If that story was incredible, then so too was that of Choi's semi-final opponent. Choi found himself up against the 18-year-old Brazilian sensation, Tiago Camillo, who had only made his way to the semi-final by virtue of some stunning late Ippons. Camillo was on fire, though, and made short work of Choi to become the most unlikely of finalists. Only two years ago as a 16-year-old, Camillo was winning the World Junior title in Cali, Colombia. Then last year he suffered a bad knee injury that wrecked his season. This year was supposed to be a transitional one for him to gain senior experience while looking forward to his main goal of retaining his Junior World title next month. But Camillo progressed so quickly that he won a silver medal at the prestigious Tournoi de Paris in February and then incredibly beat the World championship bronze medallist, Sebastian Perreira in the Brazilian Olympic qualification tournament. His inexperience showed in the final, however, as he was countered for Ippon when attacking Maddaloni with his favourite technique, a left-handed Uchi-mata (inner thigh throw). That cued Maddaloni's little flip before the emotional Italian burst into tears. He said: “It hasn't sunk in yet, maybe it will tomorrow. This is a dream for every athlete in the world.”

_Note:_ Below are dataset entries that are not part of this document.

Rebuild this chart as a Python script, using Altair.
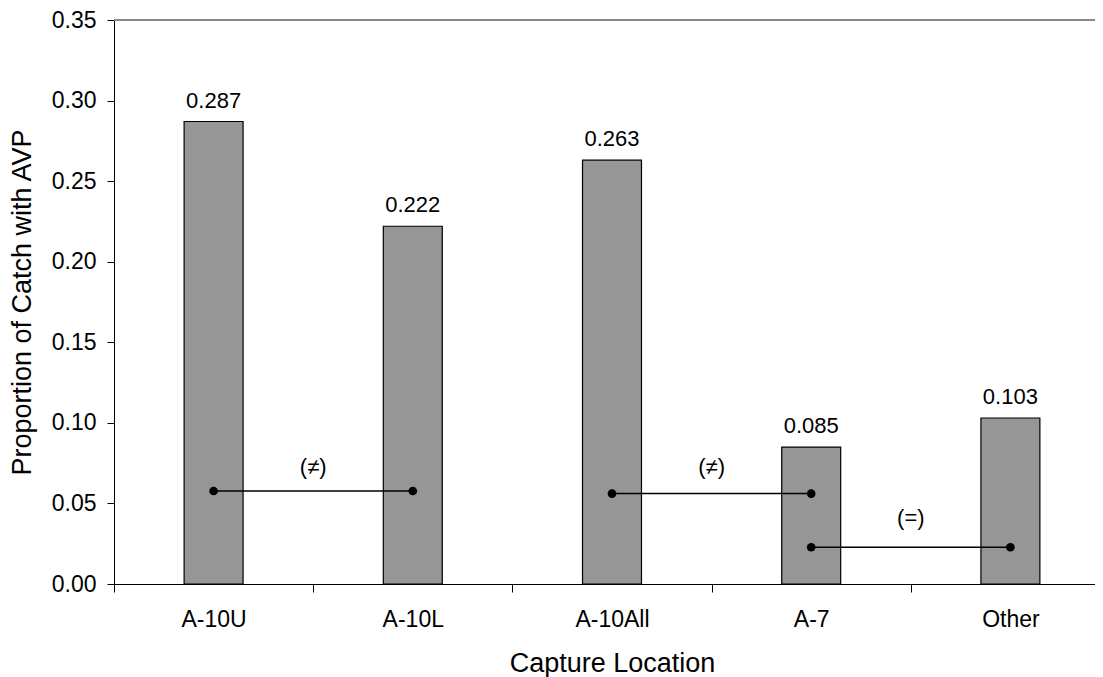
import json
import altair as alt
import pandas as pd

# ---- data ----
categories = ["A-10U", "A-10L", "A-10All", "A-7", "Other"]
proportions = [0.287, 0.222, 0.263, 0.085, 0.103]

comp_from = ["A-10U", "A-10All", "A-7"]
comp_to = ["A-10L", "A-7", "Other"]
comp_y = [0.0577, 0.0561, 0.0228]
comp_text = ["(≠)", "(≠)", "(=)"]
comp_text_y = [0.0724, 0.0724, 0.0408]

y_ticks = [0.0, 0.05, 0.10, 0.15, 0.20, 0.25, 0.30, 0.35]

# ---- tables ----
bars = pd.DataFrame({
    "pos": list(range(len(categories))),
    "cat": categories,
    "value": proportions,
})

idx = {c: i for i, c in enumerate(categories)}
segs = pd.DataFrame({
    "x1": [idx[c] for c in comp_from],
    "x2": [idx[c] for c in comp_to],
    "y": comp_y,
    "label": comp_text,
    "label_y": comp_text_y,
})
dots = pd.DataFrame({
    "x": [idx[c] for c in comp_from] + [idx[c] for c in comp_to],
    "y": comp_y + comp_y,
})

FONT = "Liberation Sans"
STEP = 199.2
RANGE_W = STEP * len(categories)

label_expr = "%s[datum.value]" % json.dumps(categories)

xscale = alt.Scale(domain=[-0.5, len(categories) - 0.5], range=[0, RANGE_W], nice=False, zero=False)
yscale = alt.Scale(domain=[0, 0.35], nice=False, zero=True)

x_axis = alt.Axis(
    title="Capture Location",
    values=list(range(len(categories))),
    labelExpr=label_expr,
    tickOffset=-STEP / 2,
    labelOffset=STEP / 2,
    tickSize=8,
    labelPadding=16,
    titlePadding=19,
    grid=False,
    labelFontSize=23,
    titleFontSize=27,
    titleFontWeight="normal",
    labelColor="black",
    titleColor="black",
    domainColor="black",
    tickColor="black",
    labelFont=FONT,
    titleFont=FONT,
)
y_axis = alt.Axis(
    title="Proportion of Catch with AVP",
    values=y_ticks,
    format=".2f",
    tickSize=7,
    labelPadding=11,
    titlePadding=15,
    grid=False,
    labelFontSize=23,
    titleFontSize=27,
    titleFontWeight="normal",
    labelColor="black",
    titleColor="black",
    domainColor="black",
    tickColor="black",
    labelFont=FONT,
    titleFont=FONT,
)

base = alt.Chart(bars)

bar_layer = base.transform_calculate(
    lo="datum.pos - 0.148", hi="datum.pos + 0.148"
).mark_bar(color="#969696", stroke="black", strokeWidth=1.2).encode(
    x=alt.X("lo:Q", scale=xscale, axis=x_axis),
    x2="hi:Q",
    y=alt.Y("value:Q", scale=yscale, axis=y_axis),
    y2=alt.datum(0),
)

bar_text = base.mark_text(
    baseline="alphabetic", dy=-14, fontSize=22, font=FONT, color="black"
).encode(
    x=alt.X("pos:Q", scale=xscale),
    y=alt.Y("value:Q", scale=yscale),
    text=alt.Text("value:Q", format=".3f"),
)

top_rule = alt.Chart(bars).mark_rule(color="#8a8a8a", strokeWidth=1.5).encode(
    y=alt.datum(0.35),
    x=alt.value(0),
    x2=alt.value(RANGE_W),
)

seg_layer = alt.Chart(segs).mark_rule(color="black", strokeWidth=1.5).encode(
    x=alt.X("x1:Q", scale=xscale),
    x2="x2:Q",
    y=alt.Y("y:Q", scale=yscale),
)

seg_text = alt.Chart(segs).transform_calculate(
    mid="(datum.x1 + datum.x2) / 2"
).mark_text(baseline="middle", fontSize=22, font=FONT, color="black").encode(
    x=alt.X("mid:Q", scale=xscale),
    y=alt.Y("label_y:Q", scale=yscale),
    text="label:N",
)

dot_layer = alt.Chart(dots).mark_point(filled=True, color="black", size=75, opacity=1).encode(
    x=alt.X("x:Q", scale=xscale),
    y=alt.Y("y:Q", scale=yscale),
)

chart = alt.layer(
    top_rule, bar_layer, bar_text, seg_layer, dot_layer, seg_text
).properties(
    width=981,
    height=564,
    autosize=alt.AutoSizeParams(type="none"),
    padding={"left": 106, "top": 12, "right": 0, "bottom": 95},
    background="white",
).configure_view(stroke=None).configure(font=FONT)

chart.save("out.html", embed_options={"renderer": "svg", "actions": False})
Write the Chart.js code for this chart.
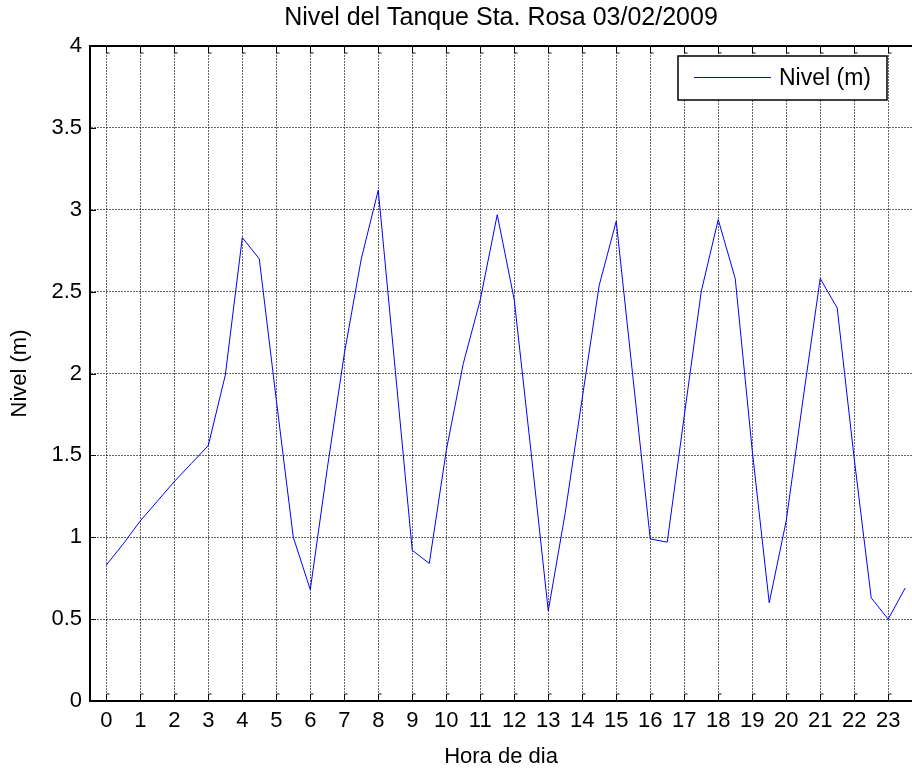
<!DOCTYPE html>
<html>
<head>
<meta charset="utf-8">
<title>Nivel del Tanque Sta. Rosa</title>
<script src="https://cdn.jsdelivr.net/npm/chart.js@4.4.1/dist/chart.umd.min.js"></script>
<style>
  html, body { margin: 0; padding: 0; background: #fff; }
  canvas { display: block; }
</style>
</head>
<body>
<canvas id="nivel-chart" width="912" height="774"></canvas>
<script>
// hora del dia (cada media hora) y nivel
const hours = [0, 0.5, 1, 1.5, 2, 2.5, 3, 3.5, 4, 4.5, 5, 5.5, 6, 6.5, 7, 7.5,
    8, 8.5, 9, 9.5, 10, 10.5, 11, 11.5, 12, 12.5, 13, 13.5, 14, 14.5, 15, 15.5,
    16, 16.5, 17, 17.5, 18, 18.5, 19, 19.5, 20, 20.5, 21, 21.5, 22, 22.5, 23, 23.5];
const nivel = [0.83, 0.96, 1.10, 1.22, 1.34, 1.45, 1.56, 1.99, 2.83, 2.70, 1.84, 1.00,
    0.68, 1.42, 2.12, 2.70, 3.12, 2.02, 0.92, 0.84, 1.53, 2.06, 2.45, 2.97,
    2.45, 1.51, 0.55, 1.15, 1.85, 2.54, 2.93, 1.96, 0.99, 0.97, 1.74, 2.50,
    2.94, 2.58, 1.53, 0.60, 1.10, 1.85, 2.58, 2.40, 1.48, 0.63, 0.50, 0.69];
const xTicks = [0, 1, 2, 3, 4, 5, 6, 7, 8, 9, 10, 11, 12, 13, 14, 15, 16, 17, 18, 19, 20, 21, 22, 23];
const yTicks = [0, 0.5, 1, 1.5, 2, 2.5, 3, 3.5, 4];

const chartTitle = 'Nivel del Tanque Sta. Rosa 03/02/2009';
const seriesLabel = 'Nivel (m)';

Chart.defaults.font.family = "'Liberation Sans', Arial, sans-serif";
Chart.defaults.color = '#000';

// MATLAB style frame: top border, inward ticks and boxed legend
const matlabFrame = {
    id: 'matlabFrame',
    afterDraw(chart) {
        const ctx = chart.ctx;
        const area = chart.chartArea;
        const x = chart.scales.x;
        const y = chart.scales.y;
        ctx.save();
        ctx.strokeStyle = '#000';

        ctx.lineWidth = 2;
        ctx.beginPath();
        ctx.moveTo(area.left, area.top);
        ctx.lineTo(area.right, area.top);
        ctx.stroke();

        ctx.lineWidth = 1;
        ctx.beginPath();
        xTicks.forEach(v => {
            const px = Math.round(x.getPixelForValue(v)) + 0.5;
            ctx.moveTo(px, area.bottom);
            ctx.lineTo(px, area.bottom - 7);
            ctx.lineTo(px + 3, area.bottom - 7);
            ctx.moveTo(px, area.top);
            ctx.lineTo(px, area.top + 7);
            ctx.lineTo(px + 3, area.top + 7);
        });
        yTicks.forEach(v => {
            const py = Math.round(y.getPixelForValue(v)) + 0.5;
            ctx.moveTo(area.left, py);
            ctx.lineTo(area.left + 6, py);
        });
        ctx.stroke();

        // legend
        const ds = chart.data.datasets[0];
        const boxW = 209, boxH = 44;
        const bx = area.right - 25 - boxW;
        const by = area.top + 10;
        ctx.fillStyle = '#fff';
        ctx.fillRect(bx, by, boxW, boxH);
        ctx.strokeStyle = '#000';
        ctx.lineWidth = 1.5;
        ctx.strokeRect(bx, by, boxW, boxH);
        ctx.strokeStyle = ds.borderColor;
        ctx.lineWidth = 1;
        ctx.beginPath();
        ctx.moveTo(bx + 16, by + 21.5);
        ctx.lineTo(bx + 93, by + 21.5);
        ctx.stroke();
        ctx.fillStyle = '#000';
        ctx.font = "23px 'Liberation Sans', Arial, sans-serif";
        ctx.textBaseline = 'middle';
        ctx.fillText(ds.label, bx + 101, by + 23);
        ctx.restore();
    }
};

const ctx = document.getElementById('nivel-chart').getContext('2d');
const nivelChart = new Chart(ctx, {
    type: 'line',
    data: {
        datasets: [{
            label: seriesLabel,
            data: hours.map((h, i) => ({ x: h, y: nivel[i] })),
            borderColor: '#0000ff',
            borderWidth: 1,
            pointRadius: 0,
            tension: 0,
            fill: false
        }]
    },
    options: {
        responsive: false,
        animation: false,
        layout: { padding: 0 },
        plugins: {
            legend: { display: false },
            tooltip: { enabled: false },
            title: {
                display: true,
                text: chartTitle,
                fullSize: false,
                color: '#000',
                font: { size: 25, weight: 'normal' },
                padding: { top: 3, bottom: 13 }
            }
        },
        scales: {
            x: {
                type: 'linear',
                min: -0.48,
                max: 23.7,
                afterFit: s => { s.height = 73; },
                afterBuildTicks: s => { s.ticks = xTicks.map(v => ({ value: v })); },
                ticks: {
                    font: { size: 22 },
                    padding: 7,
                    maxRotation: 0,
                    autoSkip: false,
                    callback: v => String(v)
                },
                grid: { color: 'rgba(0,0,0,0.6)', drawTicks: false },
                border: { color: '#000', width: 2, dash: [2, 1] },
                title: {
                    display: true,
                    text: 'Hora de dia',
                    font: { size: 22 },
                    padding: { bottom: 4 }
                }
            },
            y: {
                min: 0,
                max: 4,
                afterFit: s => { s.width = 90; },
                afterBuildTicks: s => { s.ticks = yTicks.map(v => ({ value: v })); },
                ticks: { font: { size: 22 }, padding: 8, callback: v => String(v) },
                grid: { color: 'rgba(0,0,0,0.6)', drawTicks: false },
                border: { color: '#000', width: 2, dash: [2, 1] },
                title: {
                    display: true,
                    text: 'Nivel (m)',
                    font: { size: 22 },
                    padding: { top: 7 }
                }
            }
        }
    },
    plugins: [matlabFrame]
});
</script>
</body>
</html>
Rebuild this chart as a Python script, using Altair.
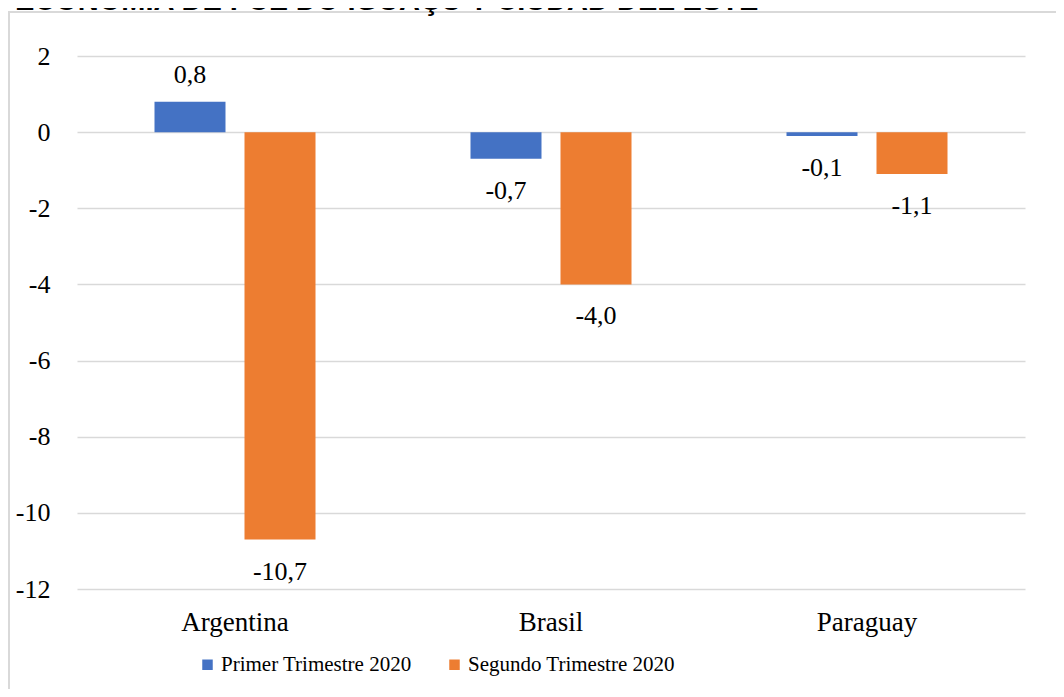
import altair as alt
import pandas as pd

countries = ["Argentina", "Brasil", "Paraguay"]
series = ["Primer Trimestre 2020", "Segundo Trimestre 2020"]
primer = [0.8, -0.7, -0.1]
segundo = [-10.7, -4.0, -1.1]
colors = ["#4472C4", "#ED7D31"]
y_ticks = [2, 0, -2, -4, -6, -8, -10, -12]
title_text = "ECONOMÍA DE FOZ DO IGUAÇU Y CIUDAD DEL ESTE"

rows = []
for i, c in enumerate(countries):
    rows.append({"pais": c, "serie": series[0], "valor": primer[i]})
    rows.append({"pais": c, "serie": series[1], "valor": segundo[i]})
df = pd.DataFrame(rows)

FONT = "Liberation Serif"

x_enc = alt.X("pais:N", sort=countries, title=None,
              scale=alt.Scale(paddingInner=0, paddingOuter=0),
              axis=alt.Axis(labelFont=FONT, labelFontSize=27, labelColor="#000000",
                            labelAngle=0, ticks=False, tickSize=0, domain=False,
                            grid=False, labelPadding=20))
xoff = alt.XOffset("serie:N", sort=series,
                   scale=alt.Scale(paddingInner=0.211, paddingOuter=0.861))
y_enc = alt.Y("valor:Q", title=None,
              scale=alt.Scale(domain=[-12, 2], nice=False, zero=False),
              axis=alt.Axis(values=y_ticks, labelFont=FONT, labelFontSize=26,
                            labelColor="#000000", ticks=False, tickSize=0, domain=False,
                            grid=True, gridColor="#D9D9D9", gridWidth=1.5,
                            labelPadding=27, labelAlign="right",
                            labelExpr="replace(format(datum.value, 'd'), '\u2212', '-')"))
color_enc = alt.Color("serie:N", sort=series,
                      scale=alt.Scale(domain=series, range=colors),
                      legend=alt.Legend(title=None, orient="none", direction="horizontal",
                                        legendX=120, legendY=598,
                                        symbolType="square", symbolSize=110,
                                        symbolStrokeWidth=0,
                                        labelFont=FONT, labelFontSize=21,
                                        labelColor="#000000", labelOffset=3,
                                        labelLimit=0, columnPadding=32))

bars = alt.Chart(df).mark_bar(size=71).encode(
    x=x_enc, xOffset=xoff, y=y_enc, color=color_enc
)

label_expr = "replace(replace(format(datum.valor, '.1f'), '.', ','), '\u2212', '-')"

pos_labels = alt.Chart(df).transform_filter("datum.valor >= 0").transform_calculate(
    lab=label_expr
).mark_text(font=FONT, fontSize=26, color="#000000", dy=-19, baseline="alphabetic").encode(
    x=alt.X("pais:N", sort=countries), xOffset=xoff, y="valor:Q", text="lab:N"
)

neg_labels = alt.Chart(df).transform_filter("datum.valor < 0").transform_calculate(
    lab=label_expr
).mark_text(font=FONT, fontSize=26, color="#000000", dy=40, baseline="alphabetic").encode(
    x=alt.X("pais:N", sort=countries), xOffset=xoff, y="valor:Q", text="lab:N"
)

frame = alt.Chart(alt.Data(values=[{"k": 1}])).mark_rect(
    fillOpacity=0, stroke="#D9D9D9", strokeWidth=2
).encode(x=alt.value(-68), x2=alt.value(1010), y=alt.value(-44), y2=alt.value(700))

title_mark = alt.Chart(alt.Data(values=[{"t": title_text}])).mark_text(
    font="Liberation Sans", fontWeight="bold", fontSize=29, color="#000000",
    align="left", baseline="alphabetic"
).encode(x=alt.value(-62), y=alt.value(-46), text="t:N")

chart = alt.layer(frame, bars, pos_labels, neg_labels, title_mark).properties(
    width=948, height=533,
    padding={"left": 69, "top": 48, "right": 31, "bottom": 100},
    autosize=alt.AutoSizeParams(type="none"),
    background="#FFFFFF",
).configure_view(stroke=None).configure_legend(
    labelFont=FONT, labelFontSize=21, labelColor="#000000"
)

chart.save("out.html", embed_options={"renderer": "svg", "actions": False})
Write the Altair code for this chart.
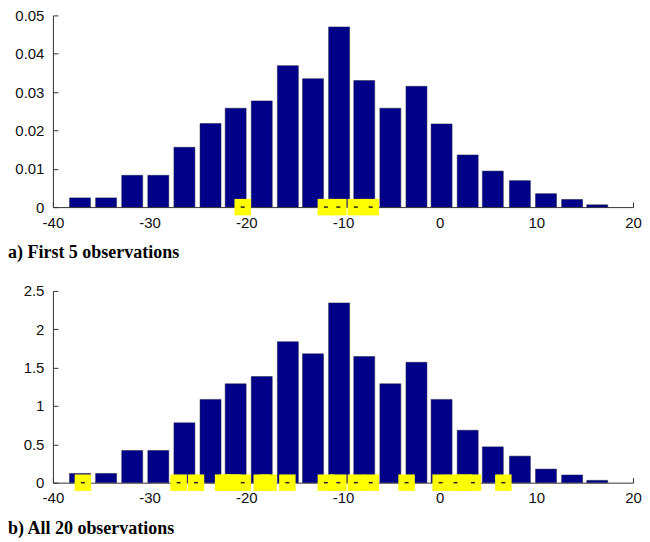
import altair as alt
import pandas as pd

# bin centres
centers = [-37.2, -34.5, -31.8, -29.1, -26.4, -23.7, -21.1, -18.4, -15.7, -13.1,
           -10.4, -7.8, -5.1, -2.4, 0.2, 2.9, 5.5, 8.3, 11.0, 13.7, 16.3]
# panel a) bar heights
heights_a = [0.0024, 0.0024, 0.0083, 0.0083, 0.0156, 0.0218, 0.0258, 0.0277, 0.0369, 0.0335,
             0.0470, 0.0330, 0.0258, 0.0315, 0.0217, 0.0136, 0.0094, 0.0069, 0.0035, 0.0020, 0.0006]
# panel b) bar heights
heights_b = [0.12, 0.12, 0.42, 0.42, 0.78, 1.086, 1.289, 1.384, 1.838, 1.68,
             2.344, 1.644, 1.289, 1.57, 1.086, 0.683, 0.467, 0.346, 0.177, 0.10, 0.03]
# observations (yellow squares)
obs_a = [-20.37, -11.77, -10.48, -8.67, -7.13]
obs_b = [-20.37, -11.77, -10.48, -8.67, -7.13, -36.9, -27.0, -25.2, -22.4, -21.9,
         -21.4, -18.4, -17.7, -15.75, -3.42, 0.1, 1.64, 2.5, 3.44, 6.59]
# observation markers whose centre dash is visible
dots_a = [-20.37, -11.77, -10.48, -8.67, -7.13]
dots_b = [-36.9, -27.0, -25.2, -20.37, -15.75, -11.77, -10.48, -8.67, -7.13,
          -3.42, 0.1, 1.64, 3.44, 6.59]

x_ticks = [-40, -30, -20, -10, 0, 10, 20]
y_ticks_a = [0, 0.01, 0.02, 0.03, 0.04, 0.05]
y_ticks_b = [0, 0.5, 1, 1.5, 2, 2.5]

captions = ["a) First 5 observations", "b) All 20 observations"]

W, H = 581, 192
NAVY = "#000088"


def panel(heights, obs, dots, yticks, caption):
    bars_df = pd.DataFrame({"c": centers, "h": heights})
    obs_df = pd.DataFrame({"v": obs})
    dots_df = pd.DataFrame({"v": dots})
    xs = alt.Scale(domain=[-40, 20], nice=False, zero=False, padding=0)
    ys = alt.Scale(domain=[yticks[0], yticks[-1]], nice=False, padding=0)

    bars = alt.Chart(bars_df).mark_bar(size=21, color=NAVY, stroke="#1a1a40", strokeWidth=0.5).encode(
        x=alt.X("c:Q", scale=xs,
                axis=alt.Axis(values=x_ticks, labelExpr="datum.value + ''", ticks=False,
                              grid=False, title=None, labelPadding=8, labelFlush=False)),
        y=alt.Y("h:Q", scale=ys,
                axis=alt.Axis(values=yticks, labelExpr="datum.value + ''", ticks=False,
                              grid=False, title=None, labelPadding=9, labelFlush=False,
                              minExtent=45, maxExtent=45)),
    )
    squares = alt.Chart(obs_df).transform_calculate(zero="0").mark_point(
        shape="square", filled=True, size=272, color="#ffff00", opacity=1, strokeWidth=0
    ).encode(
        x=alt.X("v:Q", scale=xs,
                axis=alt.Axis(orient="top", offset=-H, values=x_ticks, labels=False,
                              domain=False, tickSize=5, grid=False, title=None)),
        y=alt.Y("zero:Q", scale=ys,
                axis=alt.Axis(orient="right", offset=-W, values=yticks, labels=False,
                              domain=False, tickSize=5, grid=False, title=None)),
    )
    dashes = alt.Chart(dots_df).transform_calculate(zero="0").mark_point(
        shape="stroke", size=16, color="#222222", strokeWidth=1.5, opacity=1
    ).encode(
        x=alt.X("v:Q", scale=xs, axis=None),
        y=alt.Y("zero:Q", scale=ys, axis=None),
    )
    return alt.layer(bars, squares, dashes).resolve_axis(x="independent", y="independent").properties(
        width=W, height=H,
        title=alt.TitleParams(caption, orient="bottom", anchor="start", frame="bounds",
                              font="Liberation Serif", fontSize=18, fontWeight="bold",
                              color="#000000", offset=14),
    )


top = panel(heights_a, obs_a, dots_a, y_ticks_a, captions[0])
bottom = panel(heights_b, obs_b, dots_b, y_ticks_b, captions[1])

chart = alt.vconcat(top, bottom, spacing=22).properties(
    padding={"left": 0, "top": 0, "right": 0, "bottom": 0},
    background="white",
).configure_view(stroke=None).configure_axis(
    labelFont="Liberation Sans", labelFontSize=15, labelColor="#111111",
    domainColor="#333333", tickColor="#333333", domainWidth=1, tickWidth=1,
)

chart.save("out.html", embed_options={"renderer": "svg", "actions": False})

Day 3- Zelonijs LATIn the men's tournament Pedro and Nakamura faced up in a high profile repechage fight, that many had expected to be the final. Pedro won with a brilliant Kouchi-gari (minor inner reap) for Waza-ari before the two champions exchanged respect and congratulations after the bout, displaying great sportsmanship. Pedro was expected to go on and take a bronze medal but he was upset once again by Anatoly Laryukov of Belarus. Pedro had only lost one fight since winning a bronze medal in Atlanta, but it wasn't his day and he went away empty handed. The other bronze medal went to Vsevolods Zelonijs of Latvia who threw the unfortunate Choi for Ippon to take his place on the podium. Zelonijs celebrated with a backwards somersault before planting an unwanted kiss on the cheek of his defeated opponent. Choi was left to rue an incredible tournament, where, despite beating both the World and the Olympic champion, he still failed to win a medal.
The women's -57kgs event went much more to form, although there was an early surprise when one of the favourites, Cheryle Peel from Great Britain, lost poorly in the first round to Kie Kusakabe of Japan. Kusakabe almost claimed another scalp in the second round against Fernandez, but the Spaniard won a debateable judges' decision. The final was a repeat of the last two World Championship finals between the two dominant women in the category. Fernandez was champion in 1997 but last year she lost the final against Driulis Gonzalez of Cuba, who was also the reigning Olympic champion. This time, though, Fernandez's rugged, scrappy style got the better of the Cuban by a single penalty. Afterwards her happiness was spread all over a beaming smile as she said: “I have been dreaming for four years about reaching the Olympic final and then standing on the top tier of the rostrum. Now I have finally won the medal, I cannot believe it. It feels like I am still dreaming. Now the dream is realised I am going to touch the medal every day so that I can keep remembering this moment.” Fernandez then paid tribute to her husband of three years who is her trainer at her home-town club. “I would like to dedicate this medal to my husband because he has been training me and accompanying me to tournaments all over the world.”
Kusakabe got her just reward as she came back through the repechage to claim a bronze medal. The Japanese faced Jun Shen of China but the reigning Asian champion made short work of her and after scoring a Yuko, she scored Ippon with a typical Osoto-gari. Kusakabe suffered a serious injury last year that wrecked her season and cost her a place at the World championships. This season, though, she has bounced back in stunning fashion by winning the Asian championships in June and now winning an Olympic medal. The 22-year-old said: “I am really happy because I gave everything on the biggest stage. Although I was aiming for gold, I did my best so I am satisfied. Now I think I will have a bright future and there are great tasks ahead of me. “
The other bronze went to the home favourite, Maria Pekli of Australia, courtesy of a dubious judges' decision. Pekli had lost another decision to Fernandez in the semi-final but in the bronze medal fight she won a split decision against Cinzia Cavazutti of Italy. The Italian had seemed to be more dominant and was distraught at the end with what appeared to be a crowd-influenced decision. When asked if she thought the passionate home crowd had influenced the decision, Pekli replied honestly, “I think so, but I hope not.” Pekli, was delighted to have won a medal, though, after losing three years of competition following a dispute with her native Hungarian association when she moved to Australia. She won a European championship silver medal back in 1996 in Belgium and now she has an Olympic bronze to add to that.
Australian Pekli was recently inducted in the Hall of Fame of the IJF. Tiago Camilo is going to qualify for his fourth Olympic Games.